Scuba Photography Equipment
You need underwater camera equipment with specialized casings and flashes to take a camera underwater. You’ll also learn basic underwater photography tips when you take the PADI Digital Underwater Photographer course.
Also known as : UW photo gear, underwater photography gear, underwater camera, digital underwater photography
The digital photography explosion has been a major benefit for underwater photography, making it easier than ever to get vibrant colors and learn what you’re doing. You can also take lots of pictures on a single dive rather than being limited to one roll of film. There are three basic divisions in cameras :
Point-and-shoot – These are compact, easy-to-use cameras designed for casual, fun pictures of friends, families and events. These are the least costly cameras.
D-SLRs – Digital SLRs (Single Lens Reflex) cameras are for those who are relatively serious about photography. They have multiple lenses you can choose from and other accessories. These are the most costly cameras.
Full-featured – These cameras bridge the gap between point-and-shoot and D-SLRs by offering a moderately compact, easy-to-use camera with many (but not all) the features of a D-SLR. These tend to be much less expensive than D-SLRs, though more expense than point-and-shoots.
You can use all three types underwater. Your PADI Dive Shop or Resort can help you decide which is right for you.
Underwater housing – Although many modern cameras are moisture resistant, none can withstand full submersion without an underwater housing to protect them from water and pressure.
Manual white balance – White balance is how your camera measures the color of the surrounding light and then adjusts to give you good color. Digital cameras do this automatically, but may have difficulty getting a good setting underwater. The ability to set it yourself is a big advantage.
External flash unit – Even though most cameras have a built in flash, underwater it’s beneficial to have a separate flash. This provides more power and lights from a better angle.
Full control access – Some housings limit the controls you have underwater.

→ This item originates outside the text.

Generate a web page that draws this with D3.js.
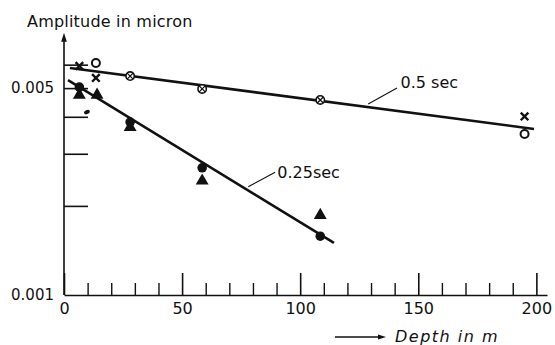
<!DOCTYPE html>
<html>
<head>
<meta charset="utf-8">
<script src="https://cdn.jsdelivr.net/npm/d3@7"></script>
<style>
body { margin: 0; background: #fff; }
svg text { font-family: "DejaVu Sans", sans-serif; fill: #111; }
</style>
</head>
<body>
<div id="wrapper"></div>
<script>
// depth (m) and amplitude (micron)
const depths05Cross = [6.5, 13.5, 195]
const amp05Cross = [0.00594, 0.00541, 0.00401]
const depths05Circle = [13.5, 195]
const amp05Circle = [0.00608, 0.00350]
const depths05Both = [28, 58.5, 108.5]
const amp05Both = [0.00549, 0.00497, 0.00456]

const depths025Dot = [6.5, 28, 58.5, 108.5]
const amp025Dot = [0.00504, 0.00384, 0.00269, 0.00158]
const depths025Tri = [6.5, 14, 28, 58.5, 108.5]
const amp025Tri = [0.00474, 0.00474, 0.00369, 0.00243, 0.00186]

const strayDepth = [9.7]
const strayAmp = [0.00415]

// fitted lines (end points)
const fit05Depth = [2.5, 199]
const fit05Amp = [0.00585, 0.00364]
const fit025Depth = [1.7, 114.3]
const fit025Amp = [0.00532, 0.00150]

const xTicksMajor = [0, 50, 100, 150, 200]
const xTicksMinor = [10, 20, 30, 40, 60, 70, 80, 90, 110, 120, 130, 140, 160, 170, 180, 190]
const yTicks = [0.002, 0.003, 0.004, 0.005, 0.006]
const yTickLabels = ["0.001", "0.005"]

const zip = (xs, ys) => xs.map((x, i) => ({ x: x, y: ys[i] }))

let dimensions = { width: 555, height: 345 }

const wrapper = d3.select("#wrapper")
    .append("svg")
    .attr("width", dimensions.width)
    .attr("height", dimensions.height)

const xScale = d3.scaleLinear()
    .domain([0, 204.5])
    .range([64, 547])

const yScale = d3.scaleLog()
    .domain([0.001, 0.01])
    .range([295, -1])

const x0 = xScale(0)
const yBase = yScale(0.001)

// y axis line + arrow
wrapper.append("line")
    .attr("x1", x0).attr("x2", x0)
    .attr("y1", yBase).attr("y2", yScale(0.0074))
    .attr("stroke", "#111").attr("stroke-width", 1.6)
const yTop = yScale(0.0074)
wrapper.append("path")
    .attr("d", `M${x0},${yTop - 5} L${x0 - 2.8},${yTop + 4} L${x0 + 2.8},${yTop + 4} Z`)
    .attr("fill", "#111")

// y ticks (inward)
const yAxis = wrapper.append("g")
    .attr("transform", `translate(${x0},0)`)
    .call(d3.axisLeft(yScale)
        .tickValues(yTicks.concat([0.001]))
        .tickSize(-24)
        .tickSizeOuter(0)
        .tickPadding(10)
        .tickFormat(d => {
            const s = d3.format(".3f")(d)
            return yTickLabels.includes(s) ? s : ""
        }))
yAxis.select(".domain").remove()
yAxis.selectAll(".tick line").attr("stroke", "#111").attr("stroke-width", 1.6)
yAxis.selectAll(".tick").filter(d => d === 0.001).select("line").remove()
yAxis.selectAll("text").style("font-size", "15px").attr("fill", "#111")

// x axis
const xMinor = wrapper.append("g")
    .attr("transform", `translate(0,${yBase})`)
    .call(d3.axisBottom(xScale)
        .tickValues(xTicksMinor)
        .tickSize(-12)
        .tickSizeOuter(0)
        .tickFormat(""))
xMinor.select(".domain").attr("stroke", "#111").attr("stroke-width", 1.6)
xMinor.selectAll(".tick line").attr("stroke", "#111").attr("stroke-width", 1.4)

const xMajor = wrapper.append("g")
    .attr("transform", `translate(0,${yBase})`)
    .call(d3.axisBottom(xScale)
        .tickValues(xTicksMajor)
        .tickSize(-22)
        .tickSizeOuter(0)
        .tickPadding(8))
xMajor.select(".domain").remove()
xMajor.selectAll(".tick line").attr("stroke", "#111").attr("stroke-width", 1.6)
xMajor.selectAll("text").style("font-size", "16px").attr("fill", "#111")

// axis titles
wrapper.append("text")
    .attr("x", 27).attr("y", 27)
    .style("font-size", "16px")
    .style("letter-spacing", "0.2px")
    .text("Amplitude in micron")

const arrowY = 337
wrapper.append("line")
    .attr("x1", 335).attr("x2", 380)
    .attr("y1", arrowY).attr("y2", arrowY)
    .attr("stroke", "#111").attr("stroke-width", 1.3)
wrapper.append("path")
    .attr("d", `M386,${arrowY} L378,${arrowY - 2.5} L378,${arrowY + 2.5} Z`)
    .attr("fill", "#111")
wrapper.append("text")
    .attr("x", 395).attr("y", 342)
    .style("font-size", "16px")
    .style("font-style", "italic")
    .style("letter-spacing", "1.5px")
    .text("Depth in m")

// fitted lines
const lineGenerator = d3.line()
    .x(d => xScale(d.x))
    .y(d => yScale(d.y))

wrapper.append("path")
    .attr("d", lineGenerator(zip(fit05Depth, fit05Amp)))
    .attr("stroke", "#111").attr("stroke-width", 2.6).attr("fill", "none")
wrapper.append("path")
    .attr("d", lineGenerator(zip(fit025Depth, fit025Amp)))
    .attr("stroke", "#111").attr("stroke-width", 2.6).attr("fill", "none")

// markers
const triangle = d3.symbol().type(d3.symbolTriangle).size(72)

wrapper.append("g").selectAll("path")
    .data(zip(depths025Tri, amp025Tri))
    .join("path")
    .attr("d", triangle)
    .attr("transform", d => `translate(${xScale(d.x)},${yScale(d.y)})`)
    .attr("fill", "#111")

wrapper.append("g").selectAll("circle")
    .data(zip(depths025Dot, amp025Dot))
    .join("circle")
    .attr("cx", d => xScale(d.x))
    .attr("cy", d => yScale(d.y))
    .attr("r", 4.8)
    .attr("fill", "#111")

wrapper.append("g").selectAll("ellipse")
    .data(zip(strayDepth, strayAmp))
    .join("ellipse")
    .attr("cx", d => xScale(d.x))
    .attr("cy", d => yScale(d.y))
    .attr("rx", 3).attr("ry", 2)
    .attr("transform", d => `rotate(-25,${xScale(d.x)},${yScale(d.y)})`)
    .attr("fill", "#111")

wrapper.append("g").selectAll("circle")
    .data(zip(depths05Circle, amp05Circle))
    .join("circle")
    .attr("cx", d => xScale(d.x))
    .attr("cy", d => yScale(d.y))
    .attr("r", 4)
    .attr("fill", "#fff")
    .attr("stroke", "#111").attr("stroke-width", 2)

const crossPath = (cx, cy, s) =>
    `M${cx - s},${cy - s} L${cx + s},${cy + s} M${cx - s},${cy + s} L${cx + s},${cy - s}`

wrapper.append("g").selectAll("path")
    .data(zip(depths05Cross, amp05Cross))
    .join("path")
    .attr("d", d => crossPath(xScale(d.x), yScale(d.y), 3.8))
    .attr("stroke", "#111").attr("stroke-width", 2.4)

const both = wrapper.append("g").selectAll("g")
    .data(zip(depths05Both, amp05Both))
    .join("g")
    .attr("transform", d => `translate(${xScale(d.x)},${yScale(d.y)})`)
both.append("circle")
    .attr("r", 4.2)
    .attr("fill", "#fff")
    .attr("stroke", "#111").attr("stroke-width", 1.6)
both.append("path")
    .attr("d", crossPath(0, 0, 3))
    .attr("stroke", "#111").attr("stroke-width", 1.3)

// line labels with leaders
wrapper.append("line")
    .attr("x1", xScale(128.8)).attr("y1", yScale(0.00442))
    .attr("x2", xScale(141)).attr("y2", yScale(0.0050))
    .attr("stroke", "#111").attr("stroke-width", 1.1)
wrapper.append("text")
    .attr("x", xScale(142.5)).attr("y", yScale(0.0050))
    .style("font-size", "16px")
    .text("0.5 sec")

wrapper.append("line")
    .attr("x1", xScale(78)).attr("y1", yScale(0.00232))
    .attr("x2", xScale(89.4)).attr("y2", yScale(0.0026))
    .attr("stroke", "#111").attr("stroke-width", 1.1)
wrapper.append("text")
    .attr("x", xScale(90.3)).attr("y", yScale(0.00248))
    .style("font-size", "16px")
    .text("0.25sec")
</script>
</body>
</html>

The more controls your housing provides, the more options you have while shooting.
Wide angle adapter – For point-and-shoot and full-featured camera, a housing system that allows you to use a wide angle lens is an advantage. (Virtually any D-SLR system has this capability).
Large memory card – The memory card should have enough capacity that running out on a single dive is essentially not an issue.
How to choose an underwater camera system
If you’re just starting into underwater photography, your best bet in choosing an underwater camera system is to take the PADI Digital Underwater Photographer course. Intended for the beginner through serious topside shooters, this gets you acquainted with what’s involved and helps you determine what type of system best suits your needs and interests.
- Shop for your camera, housing and strobes or other accessories together. Not all cameras have housings available, and older models may have had housings available, but not any longer.
- If you’re investing in a D-SLR system, consider the entire line. Over time, you’ll invest in lenses and other accessories that you’ll use new models in the same line so you don’t have to start from scratch.
- Read, research and get help. The photo pro at your local PADI Dive Shop or Resort can help, and check out the websites of underwater photography equipment.
- Shoot, shoot and shoot, but don’t be indiscriminate. The PADI Digital Underwater Photographer course will help you avoid rudimentary errors. You shoot lots of pictures in the photo course, which is ultimately what you need to do to learn this craft—practice! You can shoot all you want with digital and delete the stinkers, but, volume doesn’t offset quality. Think about each shot.
- Use a port cover. The most fragile part of your camera housing is the lens port. Boat crews do their best, but housings get bumped and jostled in rinse tanks. Have some kind of neoprene or other material cover for the port, even if you have to make one yourself. Put it in place before you hand a camera up to go into the rinse barrel.
- Consider your computer and software. Your computer and software complete the photo process, so be sure to have a system that matches your interest level. An awkward, difficult system will discourage showing your shots, and that defeats the purpose.